Write the data below out exactly as it stands. Do not include the pictures.
········
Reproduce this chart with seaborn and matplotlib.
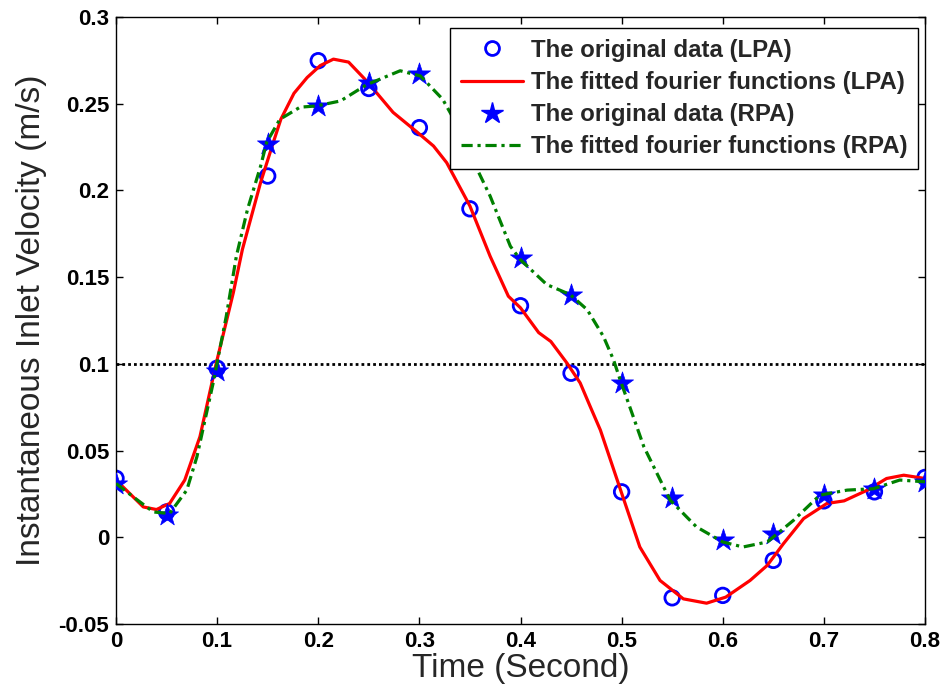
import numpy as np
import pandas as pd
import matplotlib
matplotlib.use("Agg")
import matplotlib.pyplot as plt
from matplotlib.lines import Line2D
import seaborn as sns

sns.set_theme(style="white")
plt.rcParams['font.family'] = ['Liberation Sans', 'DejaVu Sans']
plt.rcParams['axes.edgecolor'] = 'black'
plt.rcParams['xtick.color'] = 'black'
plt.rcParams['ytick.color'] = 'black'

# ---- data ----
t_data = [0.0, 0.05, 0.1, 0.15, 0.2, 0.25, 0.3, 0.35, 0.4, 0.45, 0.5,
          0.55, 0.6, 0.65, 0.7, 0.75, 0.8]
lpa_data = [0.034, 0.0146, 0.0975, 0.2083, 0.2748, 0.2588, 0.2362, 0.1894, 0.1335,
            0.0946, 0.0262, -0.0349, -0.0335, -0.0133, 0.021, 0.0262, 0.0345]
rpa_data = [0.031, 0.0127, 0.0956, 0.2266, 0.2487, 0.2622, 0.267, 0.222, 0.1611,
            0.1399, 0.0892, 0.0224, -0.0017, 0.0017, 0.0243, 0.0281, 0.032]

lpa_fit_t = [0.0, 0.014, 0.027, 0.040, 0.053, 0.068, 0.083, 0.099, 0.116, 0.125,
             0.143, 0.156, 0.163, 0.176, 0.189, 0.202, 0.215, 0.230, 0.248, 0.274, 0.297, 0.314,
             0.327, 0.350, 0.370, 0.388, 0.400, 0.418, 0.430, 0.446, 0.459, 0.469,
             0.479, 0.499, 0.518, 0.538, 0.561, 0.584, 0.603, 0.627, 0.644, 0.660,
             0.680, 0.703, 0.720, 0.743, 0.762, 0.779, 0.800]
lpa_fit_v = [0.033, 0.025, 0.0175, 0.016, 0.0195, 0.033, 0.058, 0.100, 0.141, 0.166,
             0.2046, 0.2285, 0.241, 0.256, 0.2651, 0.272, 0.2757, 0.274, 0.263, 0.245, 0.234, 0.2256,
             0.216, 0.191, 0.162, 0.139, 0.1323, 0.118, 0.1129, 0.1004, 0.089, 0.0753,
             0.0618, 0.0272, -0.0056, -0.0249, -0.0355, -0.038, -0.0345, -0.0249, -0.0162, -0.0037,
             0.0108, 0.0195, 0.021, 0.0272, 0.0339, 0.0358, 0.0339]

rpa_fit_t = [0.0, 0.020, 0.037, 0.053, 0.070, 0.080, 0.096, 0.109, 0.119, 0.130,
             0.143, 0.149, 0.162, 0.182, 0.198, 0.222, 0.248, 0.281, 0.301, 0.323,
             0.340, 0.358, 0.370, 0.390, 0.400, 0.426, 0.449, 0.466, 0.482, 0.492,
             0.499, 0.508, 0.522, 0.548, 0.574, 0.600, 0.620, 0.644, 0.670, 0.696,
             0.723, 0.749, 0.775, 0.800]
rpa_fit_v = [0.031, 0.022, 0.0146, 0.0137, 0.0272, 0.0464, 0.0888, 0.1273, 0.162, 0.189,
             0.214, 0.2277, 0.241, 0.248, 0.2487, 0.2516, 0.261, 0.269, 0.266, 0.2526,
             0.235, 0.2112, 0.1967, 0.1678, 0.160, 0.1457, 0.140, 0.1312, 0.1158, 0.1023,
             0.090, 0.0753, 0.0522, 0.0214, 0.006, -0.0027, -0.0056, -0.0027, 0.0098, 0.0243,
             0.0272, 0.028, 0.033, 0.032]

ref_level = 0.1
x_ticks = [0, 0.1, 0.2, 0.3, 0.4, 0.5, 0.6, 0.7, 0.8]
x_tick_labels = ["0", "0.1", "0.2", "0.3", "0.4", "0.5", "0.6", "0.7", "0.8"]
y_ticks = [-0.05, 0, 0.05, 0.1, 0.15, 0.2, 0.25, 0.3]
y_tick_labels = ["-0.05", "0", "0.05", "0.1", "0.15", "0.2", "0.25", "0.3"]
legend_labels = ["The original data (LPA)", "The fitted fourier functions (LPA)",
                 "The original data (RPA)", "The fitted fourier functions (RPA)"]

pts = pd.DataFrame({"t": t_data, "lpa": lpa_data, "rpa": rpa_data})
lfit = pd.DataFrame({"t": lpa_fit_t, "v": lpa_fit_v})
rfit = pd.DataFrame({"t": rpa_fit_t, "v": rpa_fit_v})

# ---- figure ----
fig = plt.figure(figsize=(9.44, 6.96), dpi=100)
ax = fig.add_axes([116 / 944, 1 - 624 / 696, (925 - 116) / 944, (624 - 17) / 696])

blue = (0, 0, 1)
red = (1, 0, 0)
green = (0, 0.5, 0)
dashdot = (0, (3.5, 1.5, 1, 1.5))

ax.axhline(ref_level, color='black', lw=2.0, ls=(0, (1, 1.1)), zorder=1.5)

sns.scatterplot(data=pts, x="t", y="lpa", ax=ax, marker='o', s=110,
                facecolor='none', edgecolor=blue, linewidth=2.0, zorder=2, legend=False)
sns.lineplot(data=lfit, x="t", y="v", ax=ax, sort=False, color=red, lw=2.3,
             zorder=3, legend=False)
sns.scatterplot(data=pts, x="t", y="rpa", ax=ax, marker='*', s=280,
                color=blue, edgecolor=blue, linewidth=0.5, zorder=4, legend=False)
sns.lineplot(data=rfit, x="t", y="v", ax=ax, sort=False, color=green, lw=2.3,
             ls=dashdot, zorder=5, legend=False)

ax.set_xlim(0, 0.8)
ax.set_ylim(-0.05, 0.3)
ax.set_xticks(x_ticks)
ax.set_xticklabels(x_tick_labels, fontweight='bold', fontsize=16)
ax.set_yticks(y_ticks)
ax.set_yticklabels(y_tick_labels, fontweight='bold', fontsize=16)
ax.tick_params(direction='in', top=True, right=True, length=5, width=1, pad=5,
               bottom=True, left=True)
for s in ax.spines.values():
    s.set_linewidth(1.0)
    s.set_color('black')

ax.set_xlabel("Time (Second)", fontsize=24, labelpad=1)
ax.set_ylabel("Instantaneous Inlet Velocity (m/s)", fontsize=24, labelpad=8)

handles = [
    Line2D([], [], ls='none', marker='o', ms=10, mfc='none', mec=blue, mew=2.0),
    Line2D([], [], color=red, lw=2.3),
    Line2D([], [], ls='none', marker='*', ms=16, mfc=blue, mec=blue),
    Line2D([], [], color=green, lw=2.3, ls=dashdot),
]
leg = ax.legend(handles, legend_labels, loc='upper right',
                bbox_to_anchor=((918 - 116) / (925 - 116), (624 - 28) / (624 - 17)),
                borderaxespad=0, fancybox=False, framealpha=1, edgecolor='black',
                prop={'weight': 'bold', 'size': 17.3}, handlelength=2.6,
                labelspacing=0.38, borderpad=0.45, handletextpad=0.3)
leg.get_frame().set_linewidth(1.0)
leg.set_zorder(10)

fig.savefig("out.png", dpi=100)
········
**Right answer:**
Reproduce this chart with seaborn and matplotlib.
import numpy as np
import pandas as pd
import matplotlib
matplotlib.use("Agg")
import matplotlib.pyplot as plt
from matplotlib.lines import Line2D
import seaborn as sns

sns.set_theme(style="white")
plt.rcParams['font.family'] = ['Liberation Sans', 'DejaVu Sans']
plt.rcParams['axes.edgecolor'] = 'black'
plt.rcParams['xtick.color'] = 'black'
plt.rcParams['ytick.color'] = 'black'

# ---- data ----
t_data = [0.0, 0.05, 0.1, 0.15, 0.2, 0.25, 0.3, 0.35, 0.4, 0.45, 0.5,
          0.55, 0.6, 0.65, 0.7, 0.75, 0.8]
lpa_data = [0.034, 0.0146, 0.0975, 0.2083, 0.2748, 0.2588, 0.2362, 0.1894, 0.1335,
            0.0946, 0.0262, -0.0349, -0.0335, -0.0133, 0.021, 0.0262, 0.0345]
rpa_data = [0.031, 0.0127, 0.0956, 0.2266, 0.2487, 0.2622, 0.267, 0.222, 0.1611,
            0.1399, 0.0892, 0.0224, -0.0017, 0.0017, 0.0243, 0.0281, 0.032]

lpa_fit_t = [0.0, 0.014, 0.027, 0.040, 0.053, 0.068, 0.083, 0.099, 0.116, 0.125,
             0.143, 0.156, 0.163, 0.176, 0.189, 0.202, 0.215, 0.230, 0.248, 0.274, 0.297, 0.314,
             0.327, 0.350, 0.370, 0.388, 0.400, 0.418, 0.430, 0.446, 0.459, 0.469,
             0.479, 0.499, 0.518, 0.538, 0.561, 0.584, 0.603, 0.627, 0.644, 0.660,
             0.680, 0.703, 0.720, 0.743, 0.762, 0.779, 0.800]
lpa_fit_v = [0.033, 0.025, 0.0175, 0.016, 0.0195, 0.033, 0.058, 0.100, 0.141, 0.166,
             0.2046, 0.2285, 0.241, 0.256, 0.2651, 0.272, 0.2757, 0.274, 0.263, 0.245, 0.234, 0.2256,
             0.216, 0.191, 0.162, 0.139, 0.1323, 0.118, 0.1129, 0.1004, 0.089, 0.0753,
             0.0618, 0.0272, -0.0056, -0.0249, -0.0355, -0.038, -0.0345, -0.0249, -0.0162, -0.0037,
             0.0108, 0.0195, 0.021, 0.0272, 0.0339, 0.0358, 0.0339]

rpa_fit_t = [0.0, 0.020, 0.037, 0.053, 0.070, 0.080, 0.096, 0.109, 0.119, 0.130,
             0.143, 0.149, 0.162, 0.182, 0.198, 0.222, 0.248, 0.281, 0.301, 0.323,
             0.340, 0.358, 0.370, 0.390, 0.400, 0.426, 0.449, 0.466, 0.482, 0.492,
             0.499, 0.508, 0.522, 0.548, 0.574, 0.600, 0.620, 0.644, 0.670, 0.696,
             0.723, 0.749, 0.775, 0.800]
rpa_fit_v = [0.031, 0.022, 0.0146, 0.0137, 0.0272, 0.0464, 0.0888, 0.1273, 0.162, 0.189,
             0.214, 0.2277, 0.241, 0.248, 0.2487, 0.2516, 0.261, 0.269, 0.266, 0.2526,
             0.235, 0.2112, 0.1967, 0.1678, 0.160, 0.1457, 0.140, 0.1312, 0.1158, 0.1023,
             0.090, 0.0753, 0.0522, 0.0214, 0.006, -0.0027, -0.0056, -0.0027, 0.0098, 0.0243,
             0.0272, 0.028, 0.033, 0.032]

ref_level = 0.1
x_ticks = [0, 0.1, 0.2, 0.3, 0.4, 0.5, 0.6, 0.7, 0.8]
x_tick_labels = ["0", "0.1", "0.2", "0.3", "0.4", "0.5", "0.6", "0.7", "0.8"]
y_ticks = [-0.05, 0, 0.05, 0.1, 0.15, 0.2, 0.25, 0.3]
y_tick_labels = ["-0.05", "0", "0.05", "0.1", "0.15", "0.2", "0.25", "0.3"]
legend_labels = ["The original data (LPA)", "The fitted fourier functions (LPA)",
                 "The original data (RPA)", "The fitted fourier functions (RPA)"]

pts = pd.DataFrame({"t": t_data, "lpa": lpa_data, "rpa": rpa_data})
lfit = pd.DataFrame({"t": lpa_fit_t, "v": lpa_fit_v})
rfit = pd.DataFrame({"t": rpa_fit_t, "v": rpa_fit_v})

# ---- figure ----
fig = plt.figure(figsize=(9.44, 6.96), dpi=100)
ax = fig.add_axes([116 / 944, 1 - 624 / 696, (925 - 116) / 944, (624 - 17) / 696])

blue = (0, 0, 1)
red = (1, 0, 0)
green = (0, 0.5, 0)
dashdot = (0, (3.5, 1.5, 1, 1.5))

ax.axhline(ref_level, color='black', lw=2.0, ls=(0, (1, 1.1)), zorder=1.5)

sns.scatterplot(data=pts, x="t", y="lpa", ax=ax, marker='o', s=110,
                facecolor='none', edgecolor=blue, linewidth=2.0, zorder=2, legend=False)
sns.lineplot(data=lfit, x="t", y="v", ax=ax, sort=False, color=red, lw=2.3,
             zorder=3, legend=False)
sns.scatterplot(data=pts, x="t", y="rpa", ax=ax, marker='*', s=280,
                color=blue, edgecolor=blue, linewidth=0.5, zorder=4, legend=False)
sns.lineplot(data=rfit, x="t", y="v", ax=ax, sort=False, color=green, lw=2.3,
             ls=dashdot, zorder=5, legend=False)

ax.set_xlim(0, 0.8)
ax.set_ylim(-0.05, 0.3)
ax.set_xticks(x_ticks)
ax.set_xticklabels(x_tick_labels, fontweight='bold', fontsize=16)
ax.set_yticks(y_ticks)
ax.set_yticklabels(y_tick_labels, fontweight='bold', fontsize=16)
ax.tick_params(direction='in', top=True, right=True, length=5, width=1, pad=5,
               bottom=True, left=True)
for s in ax.spines.values():
    s.set_linewidth(1.0)
    s.set_color('black')

ax.set_xlabel("Time (Second)", fontsize=24, labelpad=1)
ax.set_ylabel("Instantaneous Inlet Velocity (m/s)", fontsize=24, labelpad=8)

handles = [
    Line2D([], [], ls='none', marker='o', ms=10, mfc='none', mec=blue, mew=2.0),
    Line2D([], [], color=red, lw=2.3),
    Line2D([], [], ls='none', marker='*', ms=16, mfc=blue, mec=blue),
    Line2D([], [], color=green, lw=2.3, ls=dashdot),
]
leg = ax.legend(handles, legend_labels, loc='upper right',
                bbox_to_anchor=((918 - 116) / (925 - 116), (624 - 28) / (624 - 17)),
                borderaxespad=0, fancybox=False, framealpha=1, edgecolor='black',
                prop={'weight': 'bold', 'size': 17.3}, handlelength=2.6,
                labelspacing=0.38, borderpad=0.45, handletextpad=0.3)
leg.get_frame().set_linewidth(1.0)
leg.set_zorder(10)

fig.savefig("out.png", dpi=100)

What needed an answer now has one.